Melanesian people, prefix poly, Polynesian triangle, prefix micro, Polynesian islands

The Pacific Islands are usually divided into three subregions: Melanesia (the prefix mela, meaning dark or black, refers to the dark complexion of many Melanesian people), Micronesia (the prefix micro, meaning small, refers to the small size of Micronesia’s islands and atolls), and Polynesia (the prefix poly, meaning many, refers to the many islands of Polynesia).

Melanesia stretches in a 5600-km (3500-mi) arc off the northern and eastern coast of Australia. From northwest to southeast, Melanesia includes New Guinea, lying just north of Australia; the Bismarck Archipelago, belonging to Papua New Guinea; smaller archipelagos of Papua New Guinea; the Solomon Islands, some of which belong to Papua New Guinea but most of which are part of the nation of Solomon Islands; the many islands of the nation Vanuatu; the islands of New Caledonia and Dependencies, a French territory; and the Fiji Islands (an island nation commonly known as Fiji).

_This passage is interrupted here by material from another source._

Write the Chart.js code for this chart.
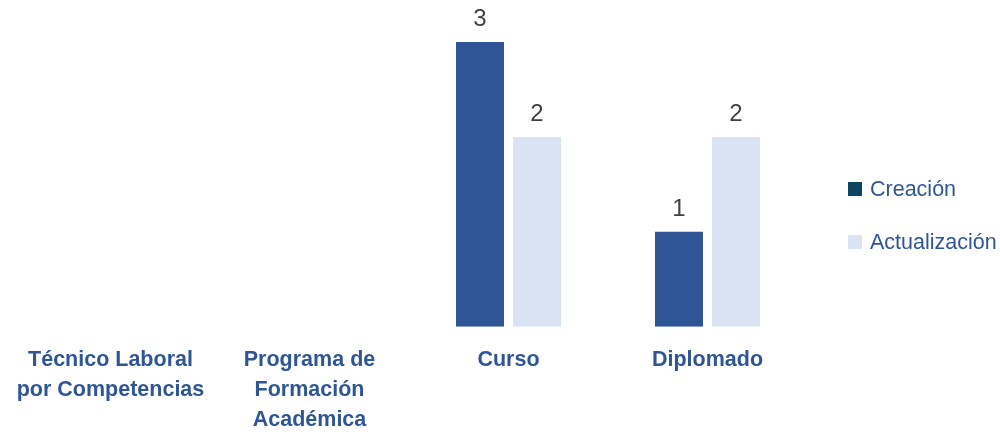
<!DOCTYPE html>
<html>
<head>
<meta charset="utf-8">
<script src="https://cdn.jsdelivr.net/npm/chart.js@4.4.1/dist/chart.umd.min.js"></script>
<style>
  html, body { margin: 0; padding: 0; background: #fff; }
  #wrap { width: 1000px; height: 434px; position: relative; }
</style>
</head>
<body>
<div id="wrap"><canvas id="chart"></canvas></div>
<script>
// data
const categories = [
  ['Técnico Laboral', 'por Competencias'],
  ['Programa de', 'Formación', 'Académica'],
  'Curso',
  'Diplomado'
];
const creacion = [null, null, 3, 1];
const actualizacion = [null, null, 2, 2];
const seriesNames = ['Creación', 'Actualización'];

const FONT = "'Liberation Sans', Arial, sans-serif";
const barColors = ['#2F5597', '#DAE3F3'];
const legendColors = ['#0E4460', '#DAE3F3'];

// value labels above bars
const valueLabels = {
  id: 'valueLabels',
  afterDatasetsDraw(chart) {
    const ctx = chart.ctx;
    ctx.save();
    ctx.font = '24px ' + FONT;
    ctx.fillStyle = '#404040';
    ctx.textAlign = 'center';
    ctx.textBaseline = 'alphabetic';
    chart.data.datasets.forEach((ds, i) => {
      chart.getDatasetMeta(i).data.forEach((bar, j) => {
        const v = ds.data[j];
        if (v == null) return;
        ctx.fillText(String(v), bar.x, bar.y - 16);
      });
    });
    ctx.restore();
  }
};

// legend on the right, drawn from the datasets
const sideLegend = {
  id: 'sideLegend',
  afterDraw(chart) {
    const ctx = chart.ctx;
    const x = chart.chartArea.right + 41;
    const y0 = 189, step = 53;
    ctx.save();
    ctx.font = '21.5px ' + FONT;
    ctx.textBaseline = 'middle';
    ctx.textAlign = 'left';
    chart.data.datasets.forEach((ds, i) => {
      const y = y0 + i * step;
      ctx.fillStyle = legendColors[i];
      ctx.fillRect(x, y - 7, 14, 14);
      ctx.fillStyle = '#2F5597';
      ctx.fillText(ds.label, x + 22, y + 1);
    });
    ctx.restore();
  }
};

new Chart(document.getElementById('chart'), {
  type: 'bar',
  data: {
    labels: categories,
    datasets: [
      { label: seriesNames[0], data: creacion, backgroundColor: barColors[0] },
      { label: seriesNames[1], data: actualizacion, backgroundColor: barColors[1] }
    ]
  },
  options: {
    responsive: true,
    maintainAspectRatio: false,
    animation: false,
    layout: { padding: { top: 42, left: 11, right: 193, bottom: -11 } },
    categoryPercentage: 0.573,
    barPercentage: 0.842,
    scales: {
      x: {
        grid: { display: false },
        border: { display: false },
        ticks: {
          color: '#2F5597',
          padding: 10,
          maxRotation: 0,
          autoSkip: false,
          font: { family: FONT, size: 21.5, weight: 'bold', lineHeight: 1.4 }
        }
      },
      y: {
        display: false,
        min: 0,
        max: 3
      }
    },
    plugins: {
      tooltip: { enabled: false },
      legend: { display: false }
    }
  },
  plugins: [valueLabels, sideLegend]
});
</script>
</body>
</html>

The tiny islands and atolls of Micronesia are scattered widely across a large area north of Melanesia and east of Asia. Micronesia has four main island groups. The Caroline Islands lie north of the equator from New Guinea and belong mostly to the Federated States of Micronesia, a self-governing country in free association with the United States. A small portion of the Carolines belongs to Palau, also a self-governing country in free association with the United States. To the north of the Carolines are the Mariana Islands, which make up the Commonwealth of the Northern Mariana Islands, a self-governing U.S. commonwealth, and Guam, an unincorporated U.S. territory. To the east of the Marianas are the Marshall Islands, an island group and republic in free association with the United States. Southeast of the Marshalls is the nation of Kiribati, which straddles the equator. The tiny nation of Nauru, a single island west of Kiribati, is also counted as part of Micronesia. Micronesia’s islands are so small that their land area totals just 3240 sq km (1250 sq mi). Even among the smaller islands of Oceania—that is, Oceania excluding New Guinea, New Zealand, and Hawaii—Micronesia makes up just 3.6 percent of the total land mass.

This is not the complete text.